Semantic image synthesis (SIS) aims to generate realistic images that match given semantic masks. Despite recent advances allowing high-quality results and precise spatial control, they require a massive semantic segmentation dataset for training the models. Instead, we propose to employ a pre-trained unconditional generator and rearrange its feature maps according to proxy masks. The proxy masks are prepared from the feature maps of random samples in the generator by simple clustering. The feature rearranger learns to rearrange original feature maps to match the shape of the proxy masks that are either from the original sample itself or from random samples. Then we introduce a semantic mapper that produces the proxy masks from various input conditions including semantic masks. Our method is versatile across various applications such as free-form spatial editing of real images, sketch-to-photo, and even scribble-to-photo. Experiments validate advantages of our method on a range of datasets: human faces, animal faces, and buildings.
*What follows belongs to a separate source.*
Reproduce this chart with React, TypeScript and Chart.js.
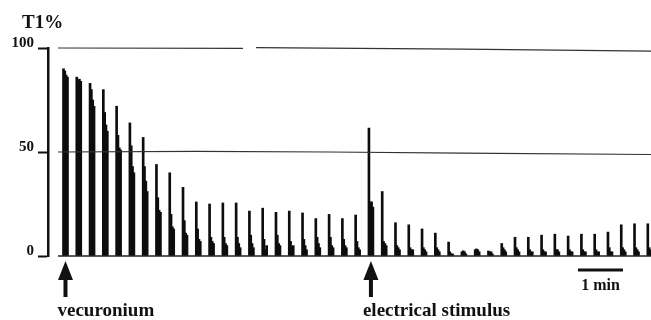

The intermediate feature maps of the generator contain the semantics of the resulting image. Therefore, editing these feature maps will result in a corresponding change to the resulting image.
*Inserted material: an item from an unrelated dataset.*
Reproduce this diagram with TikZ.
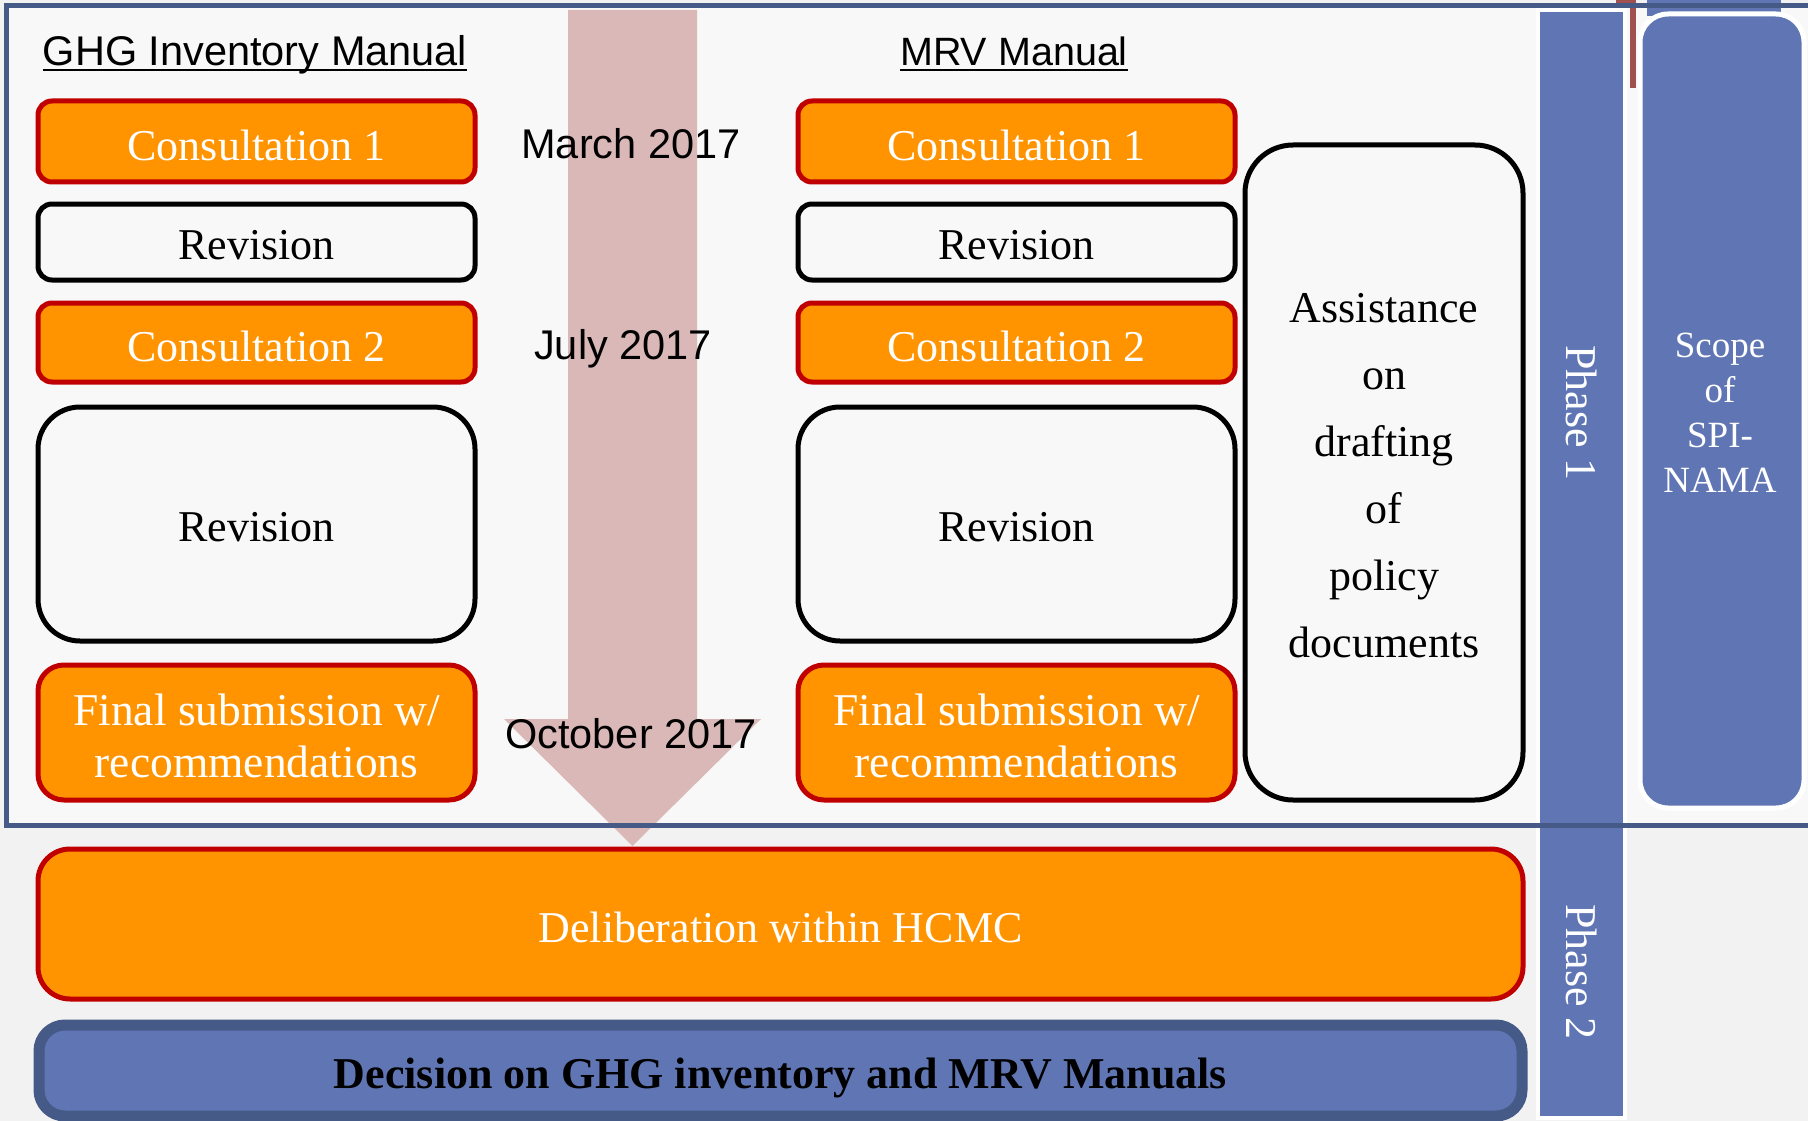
\documentclass[tikz,border=0pt]{standalone}
\usepackage{fontspec}
\setmainfont{Liberation Serif}
\setsansfont{Liberation Sans}
\definecolor{orng}{HTML}{FF9400}
\definecolor{bordred}{HTML}{C00000}
\definecolor{barblue}{HTML}{6076B4}
\definecolor{darkblue}{HTML}{465A88}
\definecolor{arrowpink}{HTML}{DBB8B8}
\definecolor{pagebg}{HTML}{F2F2F2}
\definecolor{framebg}{HTML}{F8F8F8}
\definecolor{redline}{HTML}{A0504F}
\newcommand\serifL{\fontsize{44}{52}\selectfont}
\newcommand\sansL{\sffamily\fontsize{41.5}{48}\selectfont}
\newcommand\lowr[1]{\raisebox{-3.5pt}[\height][\depth]{#1}}
\newcommand\lowrr[1]{\raisebox{-7pt}[\height][\depth]{#1}}
\tikzset{
  obox/.style={draw=bordred, fill=orng, line width=5pt, rounded corners=14pt, text=white,
    font=\serifL, inner sep=0pt, align=center},
  wbox/.style={draw=black, fill=framebg, line width=5pt, rounded corners=14pt, text=black,
    font=\serifL, inner sep=0pt, align=center},
  lbl/.style={font=\sansL, inner sep=0pt, text=black, anchor=base},
  uline/.style={line width=2.5pt, black},
  phaselbl/.style={font=\serifL, text=white, rotate=-90, inner sep=0pt},
}
\begin{document}
\begin{tikzpicture}[x=1pt,y=-1pt]
\useasboundingbox (0,0) rectangle (1808,1121);
\clip (0,0) rectangle (1808,1121);
% page background
\fill[pagebg] (0,0) rectangle (1808,1121);
% phase 1 frame fill
\fill[framebg] (6,6) rectangle (1840,825);
% timeline arrow
\fill[arrowpink] (568,10) -- (697,10) -- (697,719) -- (761,719) -- (632.5,846)
  -- (504,719) -- (568,719) -- cycle;
% phase bar
\node[draw=white, line width=4pt, fill=barblue, minimum width=87pt, minimum height=1108pt,
  inner sep=0pt] (phasebar) at (1581.5,564) {};
% red line at top right
\draw[redline, line width=6pt] (1616,1) -- (1633,1) -- (1633,88);
% scope box
\fill[barblue] (1647,0) rectangle (1781,16);
\node[draw=white, line width=5pt, fill=barblue, rounded corners=28pt, minimum width=164pt,
  minimum height=794pt, inner sep=0pt] (scope) at (1722,411) {};
% frame line
\draw[darkblue, line width=5pt] (1840,6) -- (6,6) -- (6,825) -- (1840,825);
% titles
\node[lbl] (ghgtitle) at (255,66) {GHG Inventory Manual};
\node[lbl, font=\sffamily\fontsize{39.5}{46}\selectfont] (mrvtitle) at (1014,66) {MRV Manual};
\draw[uline] ([yshift=-4pt]ghgtitle.base west) -- ([yshift=-4pt]ghgtitle.base east);
\draw[uline] ([yshift=-4pt]mrvtitle.base west) -- ([yshift=-4pt]mrvtitle.base east);
% dates
\node[lbl] (march) at (631,159) {March 2017};
\node[lbl] (july) at (623,359) {July 2017};
\node[lbl] (october) at (631,748) {October 2017};
% left column
\node[obox, minimum width=437pt, minimum height=81pt] (gc1) at (256.5,141.5) {\lowr{Consultation 1}};
\node[wbox, minimum width=437pt, minimum height=76pt] (gr1) at (256.5,242) {\lowr{Revision}};
\node[obox, minimum width=437pt, minimum height=79pt] (gc2) at (256.5,342.5) {\lowr{Consultation 2}};
\node[wbox, rounded corners=42pt, minimum width=437pt, minimum height=234pt] (gr2) at (256.5,524) {\lowr{Revision}};
\node[obox, rounded corners=26pt, minimum width=437pt, minimum height=135pt,
  font=\fontsize{45.5}{52}\selectfont] (gfin) at (256.5,732.5)
  {\lowr{Final submission w/}\\\lowr{recommendations}};
% right column
\node[obox, minimum width=437pt, minimum height=81pt] (mc1) at (1016.5,141.5) {\lowr{Consultation 1}};
\node[wbox, minimum width=437pt, minimum height=76pt] (mr1) at (1016.5,242) {\lowr{Revision}};
\node[obox, minimum width=437pt, minimum height=79pt] (mc2) at (1016.5,342.5) {\lowr{Consultation 2}};
\node[wbox, rounded corners=42pt, minimum width=437pt, minimum height=234pt] (mr2) at (1016.5,524) {\lowr{Revision}};
\node[obox, rounded corners=26pt, minimum width=437pt, minimum height=135pt,
  font=\fontsize{45.5}{52}\selectfont] (mfin) at (1016.5,732.5)
  {\lowr{Final submission w/}\\\lowr{recommendations}};
% assistance
\node[wbox, rounded corners=48pt, minimum width=278pt, minimum height=655pt,
  font=\fontsize{44}{67}\selectfont] (assist) at (1384,472.5)
  {\lowr{Assistance}\\\lowr{on}\\\lowr{drafting}\\\lowr{of}\\\lowr{policy}\\\lowr{documents}};
% phase 2
\node[obox, rounded corners=32pt, minimum width=1485pt, minimum height=150pt] (delib) at (780.5,924)
  {\lowr{Deliberation within HCMC}};
\node[draw=darkblue, fill=barblue, line width=11pt, rounded corners=26pt, minimum width=1483pt,
  minimum height=91pt, inner sep=0pt, font=\serifL\bfseries, text=black] (decision) at (780.5,1070.5)
  {\lowrr{Decision on GHG inventory and MRV Manuals}};
% phase labels
\node[phaselbl] (ph1) at (1582,413) {Phase 1};
\node[phaselbl] (ph2) at (1582,972) {Phase 2};
\node[font=\fontsize{37}{45}\selectfont, text=white, align=center, inner sep=0pt] (scopetxt)
  at (1720,413) {Scope\\of\\SPI-\\NAMA};
\end{tikzpicture}
\end{document}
Feature maps have spatial semantics that can create a semantic mask by clustering feature maps. We use a proxy mask as a paired annotation.
We introduce a novel method for semantic image synthesis: rearranging feature maps of a pretrained unconditional generator according to given semantic masks. We break down our problem into two sub-problems to accomplish our objectives: rearranging and preparing supervision for the rearrangement.
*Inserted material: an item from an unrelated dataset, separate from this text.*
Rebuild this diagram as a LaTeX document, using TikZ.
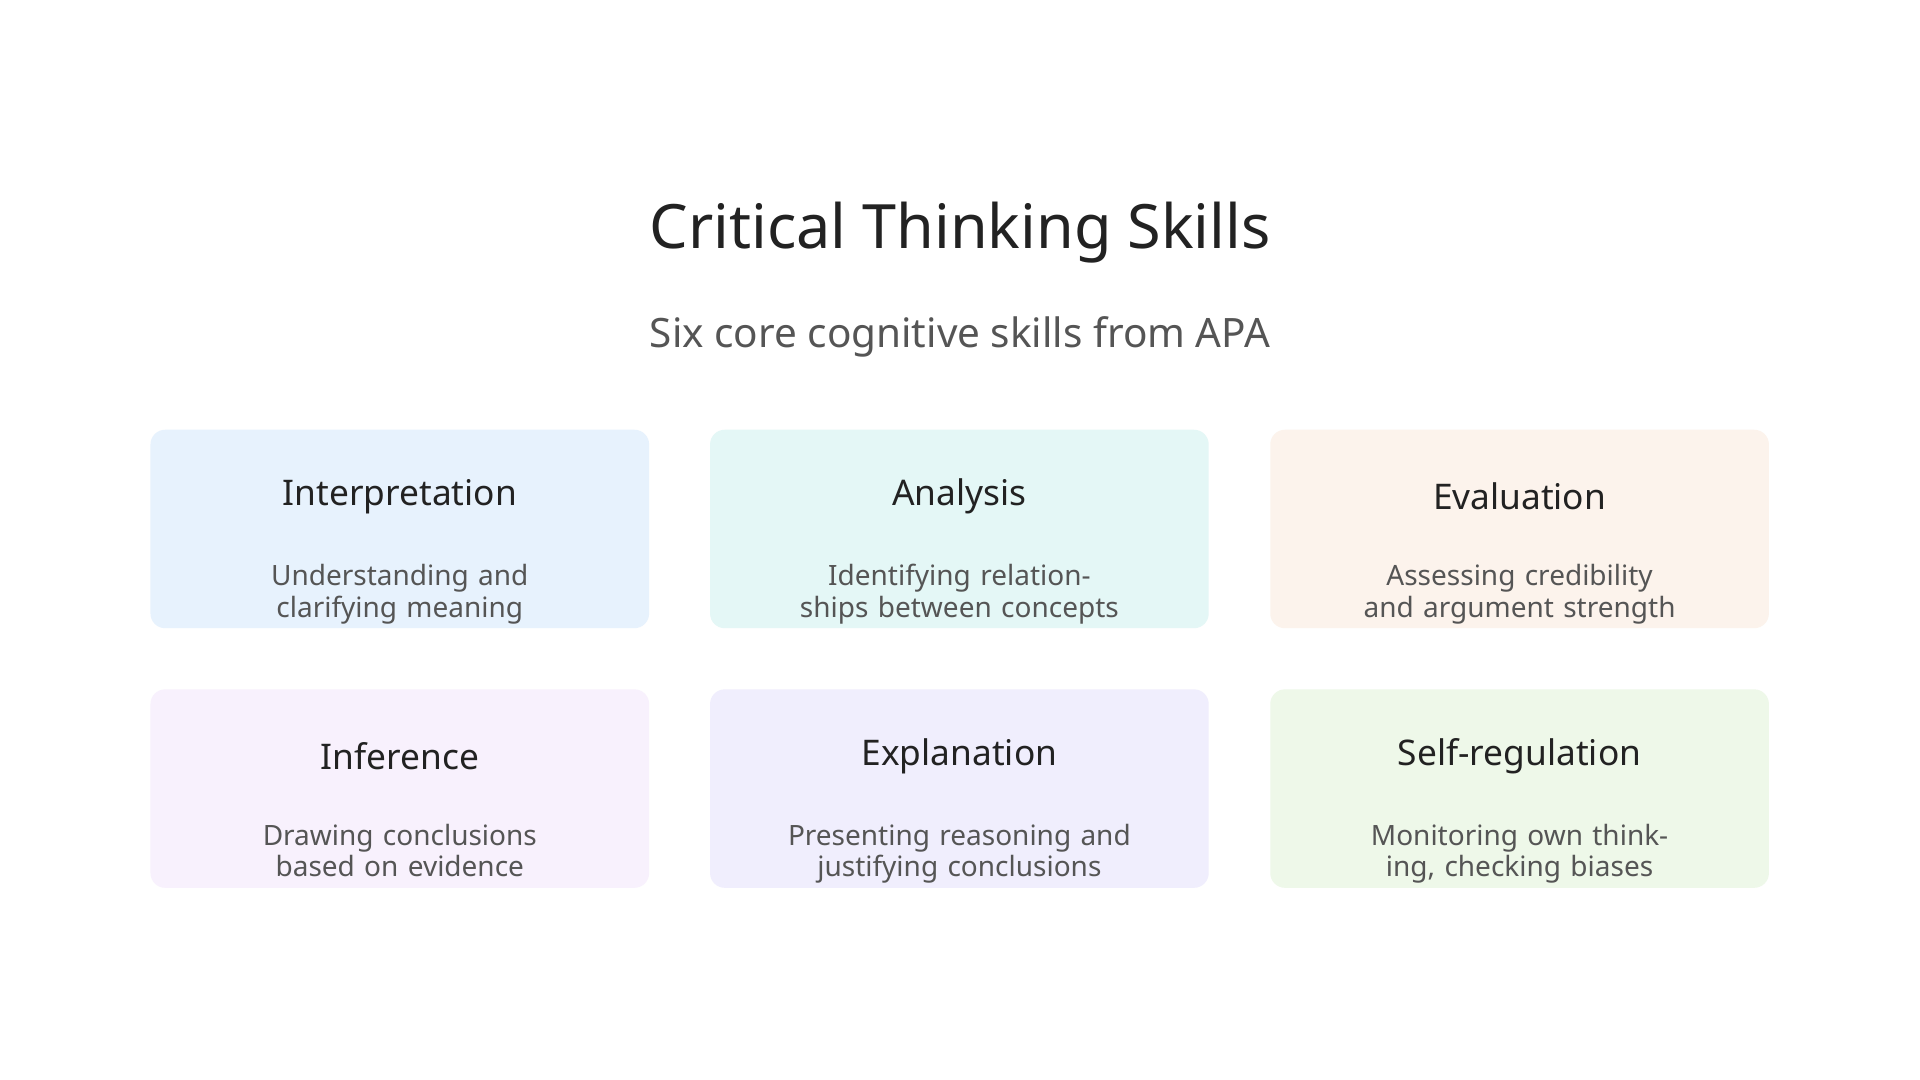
\documentclass[tikz,border=0pt]{standalone}
\usepackage{fontspec}
\setmainfont{Noto Sans}
\usepackage{tikz}
\usetikzlibrary{positioning}
\definecolor{cblue}{HTML}{E7F2FD}
\definecolor{cteal}{HTML}{E4F7F6}
\definecolor{cpeach}{HTML}{FCF3EC}
\definecolor{clilac}{HTML}{F8F1FD}
\definecolor{cviolet}{HTML}{F0EEFD}
\definecolor{cgreen}{HTML}{EEF8E9}
\definecolor{tdark}{HTML}{222222}
\definecolor{tgrey}{HTML}{555555}
\tikzset{
  skillbox/.style = {rounded corners=1.2mm, minimum width=4.07cm,
    minimum height=1.62cm, inner sep=0pt},
  skillhead/.style = {font=\fontsize{8.2}{10}\selectfont\bfseries, text=tdark},
  skilltext/.style = {font=\fontsize{6.5}{7.4}\selectfont, text=tgrey,
    align=center, text width=3.9cm}
}
\newcommand{\skill}[5]{% name, centre, colour, heading, text
  \node[skillbox, fill=#3] (#1) at #2 {};
  \node[skillhead] (#1h) at ([yshift=-0.55cm]#1.north) {#4};
  \node[skilltext, anchor=north] (#1t) at ([yshift=-0.98cm]#1.north) {#5};
}
\begin{document}
\begin{tikzpicture}[x=0.01cm,y=-0.01cm]
\useasboundingbox[fill=white] (0,0) rectangle (1568,882);
\node[font=\fontsize{14.2}{16}\selectfont, text=tdark] (title) at (784,190) {Critical Thinking Skills};
\node[font=\fontsize{9.4}{11}\selectfont, text=tgrey] (sub) at (784,275) {Six core cognitive skills from APA};
% first row
\skill{interp}{(326.5,432)}{cblue}{Interpretation}{Understanding and clarifying meaning}
\skill{anal}{(783.5,432)}{cteal}{Analysis}{Identifying relationships between concepts}
\skill{eval}{(1241,432)}{cpeach}{Evaluation}{Assessing credibility and argument strength}
% second row
\skill{infer}{(326.5,644)}{clilac}{Inference}{Drawing conclusions based on evidence}
\skill{expl}{(783.5,644)}{cviolet}{Explanation}{Presenting reasoning and justifying conclusions}
\skill{selfr}{(1241,644)}{cgreen}{Self-regulation}{Monitoring own thinking, checking biases}
\end{tikzpicture}
\end{document}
First, we design a rearranger that produces output feature maps according to input conditions by rearranging feature maps through an attention mechanism.
Second, we prepare randomly generated samples, their feature maps, and spatial clustering. The rearranger learns to rearrange the feature maps of one sample to match the semantic spatial arrangement of the other sample. However, a semantic gap may arise when the generator receives an input mask. This gap is due to the discrepancy between the input segmentation mask and the proxy mask. The proxy masks are the arrangement of feature maps derived from the feature maps in the generator through simple clustering. We solve this perception difference by training a semantic mapper to convert an input mask to a proxy mask.
We demonstrate the flexibility of our proposed method in enabling free-form image manipulation. Our approach highlights its capability of handling masks that differ significantly from typical training distributions, such as large pointy ears and corn head.
To show the versatility of our method, we present images generated under various conditions of user sketch, HED and depth map.
Beyond the specified conditions, our model produces an output image that has a similar structure to a provided sample. The process can be done by obtaining the proxy mask of the inverted provided sample.